The response of chirped oscillators under the injection of independent signals, for spectrum sensing in cognitive radio, and under self-injection, for radio frequency identification, is analyzed in detail. The investigation is performed by means of a semianalytical formulation, based on a realistic modeling of the free-running oscillator, extracted from harmonic-balance simulations or from experimental measurements, through a new characterization technique. In the new formulation, the oscillator is linearized about a free-running solution that varies with the control voltage. This enables its application to oscillators having a frequency characteristic that deviates from the linear one.

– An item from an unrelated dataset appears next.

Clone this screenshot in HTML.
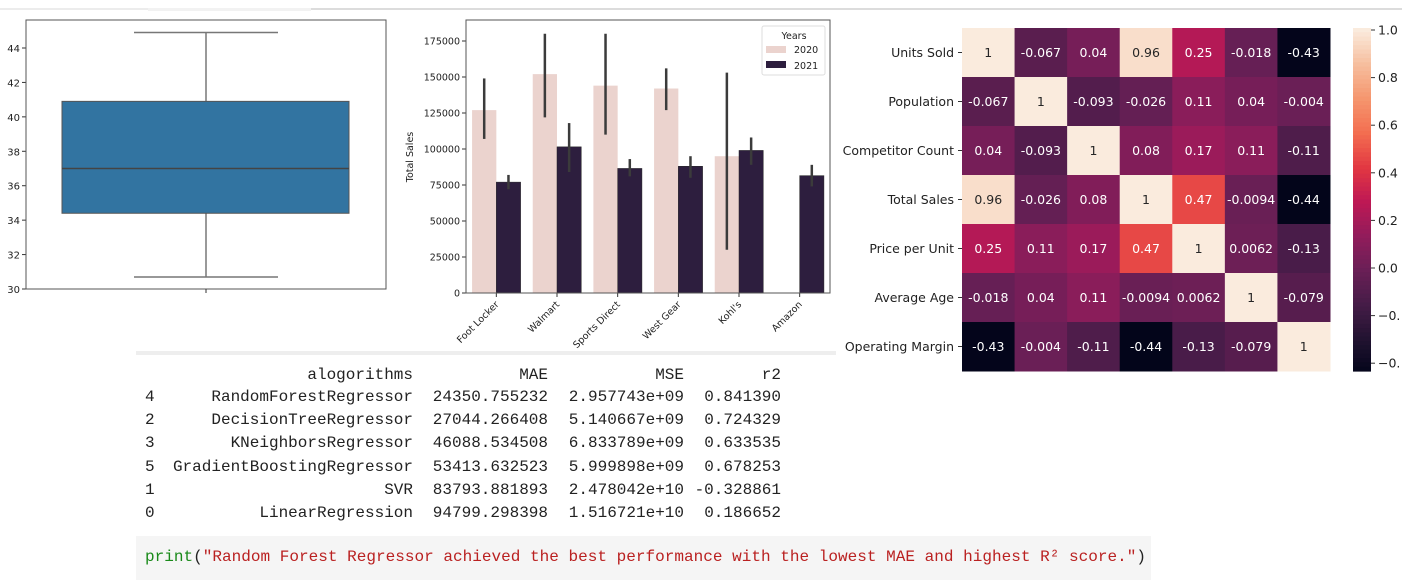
<!DOCTYPE html>
<html><head><meta charset="utf-8"><style>
html,body{margin:0;padding:0;background:#fff;width:1402px;height:580px;overflow:hidden}
svg{display:block;font-family:"DejaVu Sans","Liberation Sans",sans-serif}
.mono{font-family:"Liberation Mono","DejaVu Sans Mono",monospace}
</style></head><body>
<svg id="root" width="1402" height="580" viewBox="0 0 1402 580">
<rect x="0" y="8" width="148" height="2" fill="#ececec"/>
<rect x="148" y="8" width="163" height="3" fill="#f2f2f2"/>
<rect x="311" y="8" width="1091" height="2" fill="#dcdcdc"/>
<g id="box"></g>
<g id="bar"></g>
<g id="heat"></g>
<rect x="136" y="351" width="700" height="4" fill="#eeeeee"/>
<g id="table" class="mono" font-size="16" fill="#222"></g>
<rect x="136" y="536" width="1015" height="44" fill="#f5f5f5"/>
<text class="mono" x="145" y="561" font-size="16" textLength="1001" lengthAdjust="spacingAndGlyphs"><tspan fill="#1a8a1a">print</tspan><tspan fill="#222">(</tspan><tspan fill="#ba2121">"Random Forest Regressor achieved the best performance with the lowest MAE and highest R² score."</tspan><tspan fill="#222">)</tspan></text>
</svg>
<script>
const NS='http://www.w3.org/2000/svg';
function mk(parent,tag,attrs,txt){const e=document.createElementNS(NS,tag);for(const k in attrs)e.setAttribute(k,attrs[k]);if(txt!==undefined)e.textContent=txt;parent.appendChild(e);return e;}

// ---------- Boxplot data ----------
const boxTicks=[30,32,34,36,38,40,42,44];
const boxStats=[30.7,34.4,37.0,40.9,44.9]; // min,q1,median,q3,max
// ---------- Bar data ----------
const stores=["Foot Locker","Walmart","Sports Direct","West Gear","Kohl's","Amazon"];
const sales2020=[127000,152000,144000,142000,95000,null];
const sales2021=[77000,101500,86500,88000,99000,81500];
const err2020Lo=[107000,122000,110000,127000,30000,null];
const err2020Hi=[149000,180000,180000,156000,153000,null];
const err2021Lo=[72000,84000,81000,80000,89000,74000];
const err2021Hi=[82000,118000,93000,95000,108000,89000];
const barTicks=[0,25000,50000,75000,100000,125000,150000,175000];
// ---------- Heatmap data ----------
const vars=["Units Sold","Population","Competitor Count","Total Sales","Price per Unit","Average Age","Operating Margin"];
const corr=[
[1,-0.067,0.04,0.96,0.25,-0.018,-0.43],
[-0.067,1,-0.093,-0.026,0.11,0.04,-0.004],
[0.04,-0.093,1,0.08,0.17,0.11,-0.11],
[0.96,-0.026,0.08,1,0.47,-0.0094,-0.44],
[0.25,0.11,0.17,0.47,1,0.0062,-0.13],
[-0.018,0.04,0.11,-0.0094,0.0062,1,-0.079],
[-0.43,-0.004,-0.11,-0.44,-0.13,-0.079,1]];
const cbTicks=[1.0,0.8,0.6,0.4,0.2,0.0,-0.2,-0.4];
const cbLabels=["1.0","0.8","0.6","0.4","0.2","0.0","\u22120.","\u22120."];
// ---------- Table data ----------
const tIdx=["4","2","3","5","1","0"];
const tAlg=["RandomForestRegressor","DecisionTreeRegressor","KNeighborsRegressor","GradientBoostingRegressor","SVR","LinearRegression"];
const tMAE=["24350.755232","27044.266408","46088.534508","53413.632523","83793.881893","94799.298398"];
const tMSE=["2.957743e+09","5.140667e+09","6.833789e+09","5.999898e+09","2.478042e+10","1.516721e+10"];
const tR2=["0.841390","0.724329","0.633535","0.678253","-0.328861","0.186652"];

// ===== Boxplot =====
(function(){
const g=document.getElementById('box');
const L=26,R=386,T=20,B=289;
const y=v=>B-(v-30)/(44-30)*(B-48);
boxTicks.forEach(t=>{
 const tk=mk(g,'line',{x1:L-4,x2:L,y1:y(t),y2:y(t),stroke:'#333'});
 
 
 const lb=mk(g,'text',{x:L-6,y:y(t)+4,'font-size':10,'text-anchor':'end',fill:'#222'},String(t));
 
 
});
const cx=206;
const w1=mk(g,'line',{x1:cx,x2:cx,y1:y(boxStats[0]),y2:y(boxStats[1]),stroke:'#777','stroke-width':1.5});

const w2=mk(g,'line',{x1:cx,x2:cx,y1:y(boxStats[3]),y2:y(boxStats[4]),stroke:'#777','stroke-width':1.5});

const c1=mk(g,'line',{x1:134,x2:278,y1:y(boxStats[0]),y2:y(boxStats[0]),stroke:'#777','stroke-width':1.5});

const c2=mk(g,'line',{x1:134,x2:278,y1:y(boxStats[4]),y2:y(boxStats[4]),stroke:'#777','stroke-width':1.5});

const bx=mk(g,'rect',{x:62,y:y(boxStats[3]),width:287,height:y(boxStats[1])-y(boxStats[3]),fill:'#3274a1',stroke:'#555','stroke-width':1});

const md=mk(g,'line',{x1:62,x2:349,y1:y(boxStats[2]),y2:y(boxStats[2]),stroke:'#444','stroke-width':1.5});

const fr=mk(g,'rect',{x:L,y:T,width:R-L,height:B-T,fill:'none',stroke:'#555','stroke-width':1});

mk(g,'line',{x1:cx,x2:cx,y1:B,y2:B+4,stroke:'#333'});
})();

// ===== Bar chart =====
(function(){
const g=document.getElementById('bar');
const L=466,R=830,T=20,B=293;
const y=v=>B-v/175000*(B-41);
const gw=(R-L)/stores.length;
barTicks.forEach(t=>{
 const tk=mk(g,'line',{x1:L-4,x2:L,y1:y(t),y2:y(t),stroke:'#333'});
 
 const lb=mk(g,'text',{x:L-6,y:y(t)+3.5,'font-size':9.5,'text-anchor':'end',fill:'#222'},String(t));
 
});
const yt=mk(g,'text',{x:0,y:0,'font-size':9.5,'text-anchor':'middle',fill:'#222',transform:'translate(413,157) rotate(-90)'},'Total Sales');

stores.forEach((s,i)=>{
 const c=L+gw*(i+0.5);
 if(sales2020[i]!==null){
  const b=mk(g,'rect',{x:c-gw*0.4,y:y(sales2020[i]),width:gw*0.4,height:B-y(sales2020[i]),fill:'#ebd3ce'});
  
 }
 const b2=mk(g,'rect',{x:c,y:y(sales2021[i]),width:gw*0.4,height:B-y(sales2021[i]),fill:'#2d1e3e',stroke:'#222','stroke-width':0.5});
 
 if(err2020Lo[i]!==null){
  const e=mk(g,'line',{x1:c-gw*0.2,x2:c-gw*0.2,y1:y(err2020Lo[i]),y2:y(err2020Hi[i]),stroke:'#3b3b3b','stroke-width':2.5});
  
 }
 const e2=mk(g,'line',{x1:c+gw*0.2,x2:c+gw*0.2,y1:y(err2021Lo[i]),y2:y(err2021Hi[i]),stroke:'#3b3b3b','stroke-width':2.5});
 
 mk(g,'line',{x1:c,x2:c,y1:B,y2:B+4,stroke:'#333'});
 const lb=mk(g,'text',{x:0,y:0,'font-size':9.5,'text-anchor':'end',fill:'#222',transform:`translate(${c+3},${B+12}) rotate(-45)`},s);
 
});
const fr=mk(g,'rect',{x:L,y:T,width:R-L,height:B-T,fill:'none',stroke:'#555','stroke-width':1});

const lg=mk(g,'g',{});

mk(lg,'rect',{x:762,y:26,width:63,height:49,fill:'#fff',stroke:'#ddd',rx:2});
mk(lg,'text',{x:794,y:39,'font-size':9.5,'text-anchor':'middle',fill:'#222'},'Years');
const l1=mk(lg,'rect',{x:766,y:46,width:20,height:7,fill:'#ebd3ce'});

mk(lg,'text',{x:794,y:53,'font-size':9.5,fill:'#222'},'2020');
const l2=mk(lg,'rect',{x:766,y:61,width:20,height:7,fill:'#2d1e3e'});

mk(lg,'text',{x:794,y:69,'font-size':9.5,fill:'#222'},'2021');
})();

// ===== Heatmap =====
const stops=[[0,[3,5,26]],[0.1,[34,19,49]],[0.2,[69,28,71]],[0.3,[106,31,86]],[0.4,[146,28,91]],[0.5,[190,24,84]],[0.6,[226,56,66]],[0.7,[243,110,80]],[0.8,[245,150,110]],[0.9,[246,190,158]],[1,[250,235,221]]];
function cmap(v){let t=(v+0.434)/1.434;t=Math.max(0,Math.min(1,t));
 for(let i=1;i<stops.length;i++){if(t<=stops[i][0]){const a=stops[i-1],b=stops[i],f=(t-a[0])/(b[0]-a[0]);
 return 'rgb('+a[1].map((c,k)=>Math.round(c+(b[1][k]-c)*f)).join(',')+')';}}return 'rgb(250,235,221)';}
(function(){
const g=document.getElementById('heat');
const L=962,T=28,W=368,H=343,n=vars.length,cw=W/n,ch=H/n;
vars.forEach((v,r)=>{
 mk(g,'line',{x1:L-4,x2:L,y1:T+ch*(r+0.5),y2:T+ch*(r+0.5),stroke:'#333'});
 const lb=mk(g,'text',{x:L-8,y:T+ch*(r+0.5)+4.5,'font-size':12.5,'text-anchor':'end',fill:'#222'},v);
 
 corr[r].forEach((val,c)=>{
  const cell=mk(g,'rect',{x:L+c*cw,y:T+r*ch,width:cw+0.5,height:ch+0.5,fill:cmap(val)});
  
  const tx=mk(g,'text',{x:L+c*cw+cw/2,y:T+r*ch+ch/2+4.5,'font-size':12.5,'text-anchor':'middle',fill:val>0.6?'#262626':'#fff'},String(val));
  
 });
});
const cbL=1353,cbW=18,cbT=28,cbB=371;
const cy=v=>cbT+2+(1.0-v)/0.2*47.6;
const N=80;
for(let i=0;i<N;i++){
 const v1=1.0-(i/N)*1.434;
 mk(g,'rect',{x:cbL,y:cbT+i*(cbB-cbT)/N,width:cbW,height:(cbB-cbT)/N+0.6,fill:cmap(v1)});
}
const cbf=mk(g,'rect',{x:cbL,y:cbT,width:cbW,height:cbB-cbT,fill:'none',stroke:'none'});

cbTicks.forEach((t,i)=>{
 mk(g,'line',{x1:cbL+cbW,x2:cbL+cbW+4,y1:cy(t),y2:cy(t),stroke:'#333'});
 const lb=mk(g,'text',{x:cbL+cbW+7,y:cy(t)+4.5,'font-size':12.5,fill:'#222'},cbLabels[i]);
 
});
})();

// ===== Table =====
(function(){
const g=document.getElementById('table');
const rowY=[379,401,424,447,471,494,517];
const hdr=[['alogorithms',413],['MAE',548],['MSE',684],['r2',781]];
hdr.forEach(h=>{const t=mk(g,'text',{x:h[1],y:rowY[0],'text-anchor':'end'},h[0]);
 });
tIdx.forEach((ix,i)=>{
 const yy=rowY[i+1];
 const a=mk(g,'text',{x:145,y:yy},ix);
 
 const b=mk(g,'text',{x:413,y:yy,'text-anchor':'end'},tAlg[i]);
 
 const c=mk(g,'text',{x:548,y:yy,'text-anchor':'end'},tMAE[i]);
 
 const d=mk(g,'text',{x:684,y:yy,'text-anchor':'end'},tMSE[i]);
 
 const e=mk(g,'text',{x:781,y:yy,'text-anchor':'end'},tR2[i]);
 
});
})();
</script>
</body></html>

In the case of injection by independent signals, the two-scale envelope-domain formulation will enable an efficient handling of the difference between the slow chirp frequency and the beat frequency. The input carriers can be detected from their dynamic synchronization intervals or, at lower input-power levels, from the dynamics of the beat frequency. Noise perturbations are introduced into the formulation, which enables an estimation of the minimum detectable signal. In the case of a self-injected oscillator for radio frequency identification, an insightful formulation is derived to predict the propagation and tag-resonance effects on the instantaneous oscillation frequency. The tag-resonance signature gives rise to a distinct modulation of the oscillation frequency during the chirp period, which can be detected from the variation of the oscillator bias current. The analysis methods are illustrated through their application to a chirped oscillator, operating in the band 2–3 GHz.